* _Work required_
Restate the listing that follows word for word, without its pictures.

* _Collected material_
_ _ _ _ _
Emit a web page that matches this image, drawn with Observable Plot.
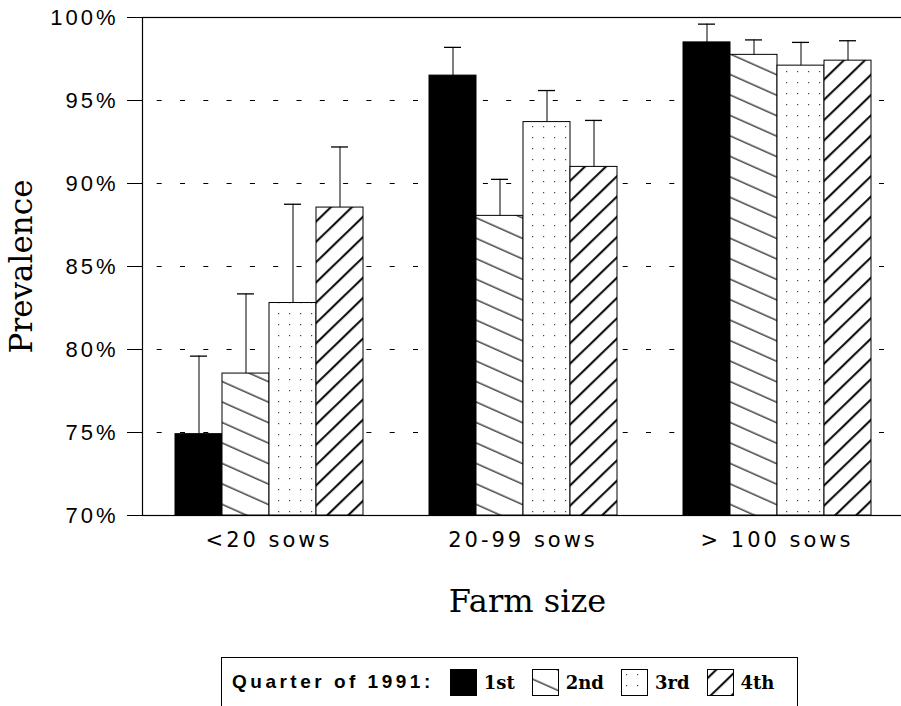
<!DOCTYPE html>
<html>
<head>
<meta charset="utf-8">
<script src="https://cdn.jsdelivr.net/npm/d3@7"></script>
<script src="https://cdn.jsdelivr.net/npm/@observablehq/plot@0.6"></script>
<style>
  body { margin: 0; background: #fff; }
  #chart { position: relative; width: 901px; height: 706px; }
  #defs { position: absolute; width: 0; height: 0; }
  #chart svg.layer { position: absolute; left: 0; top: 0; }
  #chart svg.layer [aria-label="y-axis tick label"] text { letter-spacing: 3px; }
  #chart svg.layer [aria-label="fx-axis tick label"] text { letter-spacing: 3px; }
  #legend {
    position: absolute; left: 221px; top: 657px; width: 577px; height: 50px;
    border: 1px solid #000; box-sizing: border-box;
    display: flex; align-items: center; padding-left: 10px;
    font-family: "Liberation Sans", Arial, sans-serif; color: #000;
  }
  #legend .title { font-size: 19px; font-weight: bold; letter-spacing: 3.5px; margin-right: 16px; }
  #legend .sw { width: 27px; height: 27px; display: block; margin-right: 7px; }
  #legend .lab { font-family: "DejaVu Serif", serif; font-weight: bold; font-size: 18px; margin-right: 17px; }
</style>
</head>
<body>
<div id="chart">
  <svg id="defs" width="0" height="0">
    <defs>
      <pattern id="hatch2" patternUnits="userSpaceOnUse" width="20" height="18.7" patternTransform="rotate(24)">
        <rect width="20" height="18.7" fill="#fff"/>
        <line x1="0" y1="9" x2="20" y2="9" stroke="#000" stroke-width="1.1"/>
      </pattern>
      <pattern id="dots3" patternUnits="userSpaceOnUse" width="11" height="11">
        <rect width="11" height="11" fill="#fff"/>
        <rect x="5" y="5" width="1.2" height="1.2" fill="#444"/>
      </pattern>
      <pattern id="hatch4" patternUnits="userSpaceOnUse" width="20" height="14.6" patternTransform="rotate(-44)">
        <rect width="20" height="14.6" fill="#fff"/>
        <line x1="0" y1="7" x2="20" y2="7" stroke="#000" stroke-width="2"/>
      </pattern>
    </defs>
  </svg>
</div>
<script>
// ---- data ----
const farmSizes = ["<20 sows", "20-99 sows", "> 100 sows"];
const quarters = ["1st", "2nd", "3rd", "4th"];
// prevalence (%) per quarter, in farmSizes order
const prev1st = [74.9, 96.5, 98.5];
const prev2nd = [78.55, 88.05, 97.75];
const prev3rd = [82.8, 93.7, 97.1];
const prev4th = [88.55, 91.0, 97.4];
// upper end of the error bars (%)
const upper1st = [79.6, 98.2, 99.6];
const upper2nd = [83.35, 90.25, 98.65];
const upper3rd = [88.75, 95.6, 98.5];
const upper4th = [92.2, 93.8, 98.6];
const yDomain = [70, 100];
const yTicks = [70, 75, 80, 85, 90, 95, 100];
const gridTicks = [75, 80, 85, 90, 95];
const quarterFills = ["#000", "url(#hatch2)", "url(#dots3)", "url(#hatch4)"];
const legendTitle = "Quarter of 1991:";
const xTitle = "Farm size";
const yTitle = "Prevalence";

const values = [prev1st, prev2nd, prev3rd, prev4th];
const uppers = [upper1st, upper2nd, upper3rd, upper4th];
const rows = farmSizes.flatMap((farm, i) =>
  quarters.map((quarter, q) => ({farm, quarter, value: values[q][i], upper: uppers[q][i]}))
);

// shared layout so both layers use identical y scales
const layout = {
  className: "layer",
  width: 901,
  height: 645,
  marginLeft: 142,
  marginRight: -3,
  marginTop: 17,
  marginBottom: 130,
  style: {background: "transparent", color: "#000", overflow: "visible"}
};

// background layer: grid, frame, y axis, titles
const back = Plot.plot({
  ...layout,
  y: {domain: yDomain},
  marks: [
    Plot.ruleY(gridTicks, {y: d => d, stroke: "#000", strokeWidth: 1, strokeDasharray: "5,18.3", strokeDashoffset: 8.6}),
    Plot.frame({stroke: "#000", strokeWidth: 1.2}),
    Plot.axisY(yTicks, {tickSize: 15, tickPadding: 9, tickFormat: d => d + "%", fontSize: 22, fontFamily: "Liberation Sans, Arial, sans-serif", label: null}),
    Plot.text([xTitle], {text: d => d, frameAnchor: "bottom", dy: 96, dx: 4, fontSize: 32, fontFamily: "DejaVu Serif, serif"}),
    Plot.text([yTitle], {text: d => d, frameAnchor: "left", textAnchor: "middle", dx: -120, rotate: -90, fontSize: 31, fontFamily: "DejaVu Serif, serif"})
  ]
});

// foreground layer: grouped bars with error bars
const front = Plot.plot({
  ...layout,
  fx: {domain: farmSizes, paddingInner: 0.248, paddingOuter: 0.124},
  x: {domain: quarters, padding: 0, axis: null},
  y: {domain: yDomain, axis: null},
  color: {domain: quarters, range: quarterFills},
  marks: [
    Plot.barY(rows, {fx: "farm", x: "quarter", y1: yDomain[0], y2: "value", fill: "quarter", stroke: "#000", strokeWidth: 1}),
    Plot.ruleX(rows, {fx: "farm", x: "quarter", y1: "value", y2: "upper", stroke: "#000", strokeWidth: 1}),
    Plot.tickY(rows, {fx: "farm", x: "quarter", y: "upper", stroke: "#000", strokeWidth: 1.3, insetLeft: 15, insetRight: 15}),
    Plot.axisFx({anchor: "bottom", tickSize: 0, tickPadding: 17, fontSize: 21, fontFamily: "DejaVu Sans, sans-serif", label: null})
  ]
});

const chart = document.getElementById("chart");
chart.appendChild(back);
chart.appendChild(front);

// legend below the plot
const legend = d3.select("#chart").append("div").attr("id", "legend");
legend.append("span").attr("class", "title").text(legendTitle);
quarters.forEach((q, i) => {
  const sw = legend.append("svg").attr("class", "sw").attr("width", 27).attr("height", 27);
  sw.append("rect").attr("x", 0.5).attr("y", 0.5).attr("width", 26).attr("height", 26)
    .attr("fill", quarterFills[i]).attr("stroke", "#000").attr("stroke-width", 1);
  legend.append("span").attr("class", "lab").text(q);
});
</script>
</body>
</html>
_ _ _ _ _
* _Full response_
Emit a web page that matches this image, drawn with Observable Plot.
<!DOCTYPE html>
<html>
<head>
<meta charset="utf-8">
<script src="https://cdn.jsdelivr.net/npm/d3@7"></script>
<script src="https://cdn.jsdelivr.net/npm/@observablehq/plot@0.6"></script>
<style>
  body { margin: 0; background: #fff; }
  #chart { position: relative; width: 901px; height: 706px; }
  #defs { position: absolute; width: 0; height: 0; }
  #chart svg.layer { position: absolute; left: 0; top: 0; }
  #chart svg.layer [aria-label="y-axis tick label"] text { letter-spacing: 3px; }
  #chart svg.layer [aria-label="fx-axis tick label"] text { letter-spacing: 3px; }
  #legend {
    position: absolute; left: 221px; top: 657px; width: 577px; height: 50px;
    border: 1px solid #000; box-sizing: border-box;
    display: flex; align-items: center; padding-left: 10px;
    font-family: "Liberation Sans", Arial, sans-serif; color: #000;
  }
  #legend .title { font-size: 19px; font-weight: bold; letter-spacing: 3.5px; margin-right: 16px; }
  #legend .sw { width: 27px; height: 27px; display: block; margin-right: 7px; }
  #legend .lab { font-family: "DejaVu Serif", serif; font-weight: bold; font-size: 18px; margin-right: 17px; }
</style>
</head>
<body>
<div id="chart">
  <svg id="defs" width="0" height="0">
    <defs>
      <pattern id="hatch2" patternUnits="userSpaceOnUse" width="20" height="18.7" patternTransform="rotate(24)">
        <rect width="20" height="18.7" fill="#fff"/>
        <line x1="0" y1="9" x2="20" y2="9" stroke="#000" stroke-width="1.1"/>
      </pattern>
      <pattern id="dots3" patternUnits="userSpaceOnUse" width="11" height="11">
        <rect width="11" height="11" fill="#fff"/>
        <rect x="5" y="5" width="1.2" height="1.2" fill="#444"/>
      </pattern>
      <pattern id="hatch4" patternUnits="userSpaceOnUse" width="20" height="14.6" patternTransform="rotate(-44)">
        <rect width="20" height="14.6" fill="#fff"/>
        <line x1="0" y1="7" x2="20" y2="7" stroke="#000" stroke-width="2"/>
      </pattern>
    </defs>
  </svg>
</div>
<script>
// ---- data ----
const farmSizes = ["<20 sows", "20-99 sows", "> 100 sows"];
const quarters = ["1st", "2nd", "3rd", "4th"];
// prevalence (%) per quarter, in farmSizes order
const prev1st = [74.9, 96.5, 98.5];
const prev2nd = [78.55, 88.05, 97.75];
const prev3rd = [82.8, 93.7, 97.1];
const prev4th = [88.55, 91.0, 97.4];
// upper end of the error bars (%)
const upper1st = [79.6, 98.2, 99.6];
const upper2nd = [83.35, 90.25, 98.65];
const upper3rd = [88.75, 95.6, 98.5];
const upper4th = [92.2, 93.8, 98.6];
const yDomain = [70, 100];
const yTicks = [70, 75, 80, 85, 90, 95, 100];
const gridTicks = [75, 80, 85, 90, 95];
const quarterFills = ["#000", "url(#hatch2)", "url(#dots3)", "url(#hatch4)"];
const legendTitle = "Quarter of 1991:";
const xTitle = "Farm size";
const yTitle = "Prevalence";

const values = [prev1st, prev2nd, prev3rd, prev4th];
const uppers = [upper1st, upper2nd, upper3rd, upper4th];
const rows = farmSizes.flatMap((farm, i) =>
  quarters.map((quarter, q) => ({farm, quarter, value: values[q][i], upper: uppers[q][i]}))
);

// shared layout so both layers use identical y scales
const layout = {
  className: "layer",
  width: 901,
  height: 645,
  marginLeft: 142,
  marginRight: -3,
  marginTop: 17,
  marginBottom: 130,
  style: {background: "transparent", color: "#000", overflow: "visible"}
};

// background layer: grid, frame, y axis, titles
const back = Plot.plot({
  ...layout,
  y: {domain: yDomain},
  marks: [
    Plot.ruleY(gridTicks, {y: d => d, stroke: "#000", strokeWidth: 1, strokeDasharray: "5,18.3", strokeDashoffset: 8.6}),
    Plot.frame({stroke: "#000", strokeWidth: 1.2}),
    Plot.axisY(yTicks, {tickSize: 15, tickPadding: 9, tickFormat: d => d + "%", fontSize: 22, fontFamily: "Liberation Sans, Arial, sans-serif", label: null}),
    Plot.text([xTitle], {text: d => d, frameAnchor: "bottom", dy: 96, dx: 4, fontSize: 32, fontFamily: "DejaVu Serif, serif"}),
    Plot.text([yTitle], {text: d => d, frameAnchor: "left", textAnchor: "middle", dx: -120, rotate: -90, fontSize: 31, fontFamily: "DejaVu Serif, serif"})
  ]
});

// foreground layer: grouped bars with error bars
const front = Plot.plot({
  ...layout,
  fx: {domain: farmSizes, paddingInner: 0.248, paddingOuter: 0.124},
  x: {domain: quarters, padding: 0, axis: null},
  y: {domain: yDomain, axis: null},
  color: {domain: quarters, range: quarterFills},
  marks: [
    Plot.barY(rows, {fx: "farm", x: "quarter", y1: yDomain[0], y2: "value", fill: "quarter", stroke: "#000", strokeWidth: 1}),
    Plot.ruleX(rows, {fx: "farm", x: "quarter", y1: "value", y2: "upper", stroke: "#000", strokeWidth: 1}),
    Plot.tickY(rows, {fx: "farm", x: "quarter", y: "upper", stroke: "#000", strokeWidth: 1.3, insetLeft: 15, insetRight: 15}),
    Plot.axisFx({anchor: "bottom", tickSize: 0, tickPadding: 17, fontSize: 21, fontFamily: "DejaVu Sans, sans-serif", label: null})
  ]
});

const chart = document.getElementById("chart");
chart.appendChild(back);
chart.appendChild(front);

// legend below the plot
const legend = d3.select("#chart").append("div").attr("id", "legend");
legend.append("span").attr("class", "title").text(legendTitle);
quarters.forEach((q, i) => {
  const sw = legend.append("svg").attr("class", "sw").attr("width", 27).attr("height", 27);
  sw.append("rect").attr("x", 0.5).attr("y", 0.5).attr("width", 26).attr("height", 26)
    .attr("fill", quarterFills[i]).attr("stroke", "#000").attr("stroke-width", 1);
  legend.append("span").attr("class", "lab").text(q);
});
</script>
</body>
</html>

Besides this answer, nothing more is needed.